━━━━━ Supplied information

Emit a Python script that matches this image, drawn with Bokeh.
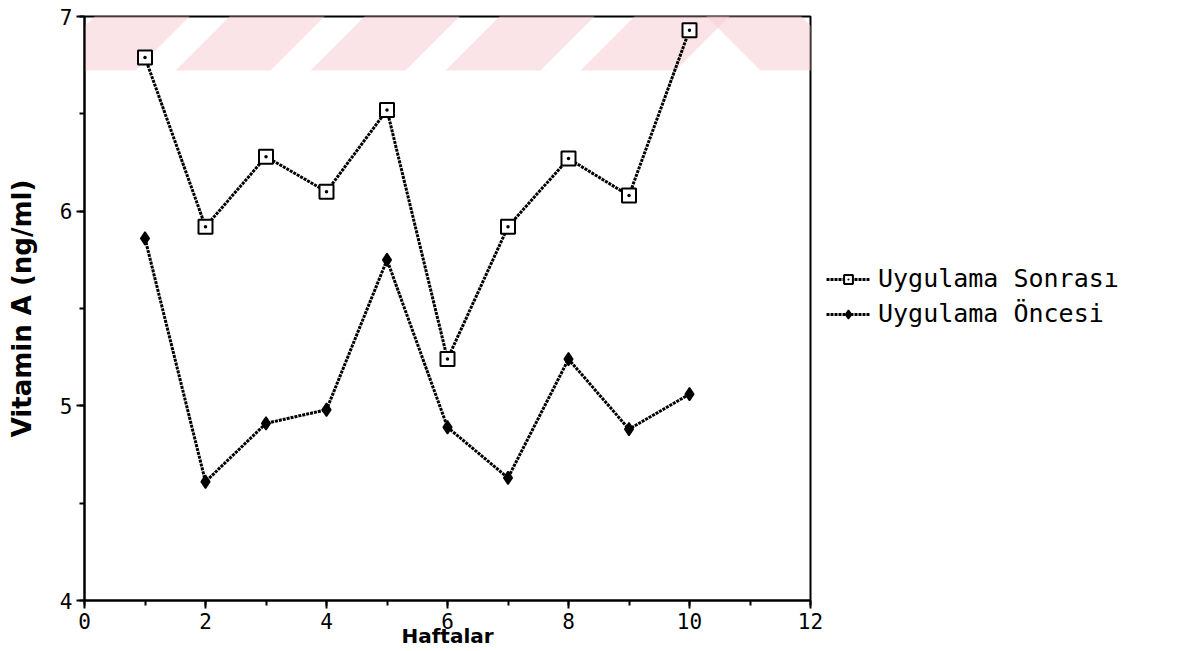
from bokeh.plotting import figure
from bokeh.models import (Range1d, SingleIntervalTicker, Legend, LegendItem,
                          PolyAnnotation)
from bokeh.embed import file_html
from bokeh.resources import INLINE

# ---- data ----
weeks = [1, 2, 3, 4, 5, 6, 7, 8, 9, 10]
sonrasi = [6.79, 5.92, 6.28, 6.10, 6.52, 5.24, 5.92, 6.27, 6.08, 6.93]
oncesi = [5.86, 4.61, 4.91, 4.98, 5.75, 4.89, 4.63, 5.24, 4.88, 5.06]
series_names = ["Uygulama Sonrası", "Uygulama Öncesi"]
x_title = "Haftalar"
y_title = "Vitamin A (ng/ml)"

MONO = "DejaVu Sans Mono"
BOLD = "DejaVu Sans"

p = figure(frame_width=726, frame_height=584,
           x_range=Range1d(0, 12), y_range=Range1d(4, 7),
           output_backend="svg", toolbar_location=None,
           min_border_left=84, min_border_top=16, min_border_bottom=48,
           min_border_right=20)
p.background_fill_color = "white"
p.border_fill_color = "white"
p.outline_line_color = "black"
p.outline_line_width = 2
p.xgrid.visible = False
p.ygrid.visible = False

# watermark stripes (decorative, canvas units)
band_top, band_bot = 0, 70
for a in [40, 175, 310, 445, 580]:
    p.add_layout(PolyAnnotation(xs=[a, a + 95, a + 165, a + 70],
                                ys=[band_bot, band_bot, band_top, band_top],
                                xs_units="canvas", ys_units="canvas",
                                fill_color="#f7cdd4", fill_alpha=0.55,
                                line_alpha=0, level="underlay"))
for a in [760, 895]:
    p.add_layout(PolyAnnotation(xs=[a, a + 95, a + 25, a - 70],
                                ys=[band_bot, band_bot, band_top, band_top],
                                xs_units="canvas", ys_units="canvas",
                                fill_color="#f7cdd4", fill_alpha=0.55,
                                line_alpha=0, level="underlay"))

p.xaxis.ticker = SingleIntervalTicker(interval=2, num_minor_ticks=2)
p.yaxis.ticker = SingleIntervalTicker(interval=1, num_minor_ticks=2)

for ax in (p.xaxis[0], p.yaxis[0]):
    ax.axis_line_width = 2
    ax.axis_line_color = "black"
    ax.major_tick_line_width = 2
    ax.minor_tick_line_width = 2
    ax.major_tick_out = 8
    ax.major_tick_in = 0
    ax.minor_tick_out = 5
    ax.minor_tick_in = 0
    ax.major_label_text_font = MONO
    ax.major_label_text_font_size = "21px"
    ax.major_label_text_color = "black"
    ax.axis_label_text_font = BOLD
    ax.axis_label_text_font_style = "bold"
    ax.axis_label_text_color = "black"

p.xaxis.major_label_standoff = 4
p.xaxis.axis_label = x_title
p.xaxis.axis_label_text_font_size = "20px"
p.xaxis.axis_label_standoff = -8
p.yaxis.major_label_standoff = 4
p.yaxis.axis_label = y_title
p.yaxis.axis_label_text_font_size = "26px"
p.yaxis.axis_label_standoff = 20

l1 = p.line(weeks, sonrasi, line_color="black", line_width=3, line_dash="3 1")
m1 = p.scatter(weeks, sonrasi, marker="square_dot", size=14, line_color="black",
               line_width=2, fill_color="white")
l2 = p.line(weeks, oncesi, line_color="black", line_width=3, line_dash="3 1")
m2 = p.scatter(weeks, oncesi, marker="diamond", size=13, line_color="black",
               line_width=1.5, fill_color="black")

legend = Legend(items=[LegendItem(label=series_names[0], renderers=[l1, m1]),
                       LegendItem(label=series_names[1], renderers=[l2, m2])],
                location=(16, 272), border_line_alpha=0, background_fill_alpha=0,
                glyph_width=44, glyph_height=22, label_standoff=8, spacing=6,
                padding=0, margin=0,
                label_text_font=MONO, label_text_font_size="25px",
                label_text_color="black")
p.add_layout(legend, "right")

open("out.html", "w").write(file_html(p, INLINE))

━━━━━━━━━━

Give again, exactly, the lines from the start of the data through the one holding "p.ygrid.visible = False"; omit the pictures.

Emit a Python script that matches this image, drawn with Bokeh.
from bokeh.plotting import figure
from bokeh.models import (Range1d, SingleIntervalTicker, Legend, LegendItem,
                          PolyAnnotation)
from bokeh.embed import file_html
from bokeh.resources import INLINE

# ---- data ----
weeks = [1, 2, 3, 4, 5, 6, 7, 8, 9, 10]
sonrasi = [6.79, 5.92, 6.28, 6.10, 6.52, 5.24, 5.92, 6.27, 6.08, 6.93]
oncesi = [5.86, 4.61, 4.91, 4.98, 5.75, 4.89, 4.63, 5.24, 4.88, 5.06]
series_names = ["Uygulama Sonrası", "Uygulama Öncesi"]
x_title = "Haftalar"
y_title = "Vitamin A (ng/ml)"

MONO = "DejaVu Sans Mono"
BOLD = "DejaVu Sans"

p = figure(frame_width=726, frame_height=584,
           x_range=Range1d(0, 12), y_range=Range1d(4, 7),
           output_backend="svg", toolbar_location=None,
           min_border_left=84, min_border_top=16, min_border_bottom=48,
           min_border_right=20)
p.background_fill_color = "white"
p.border_fill_color = "white"
p.outline_line_color = "black"
p.outline_line_width = 2
p.xgrid.visible = False
p.ygrid.visible = False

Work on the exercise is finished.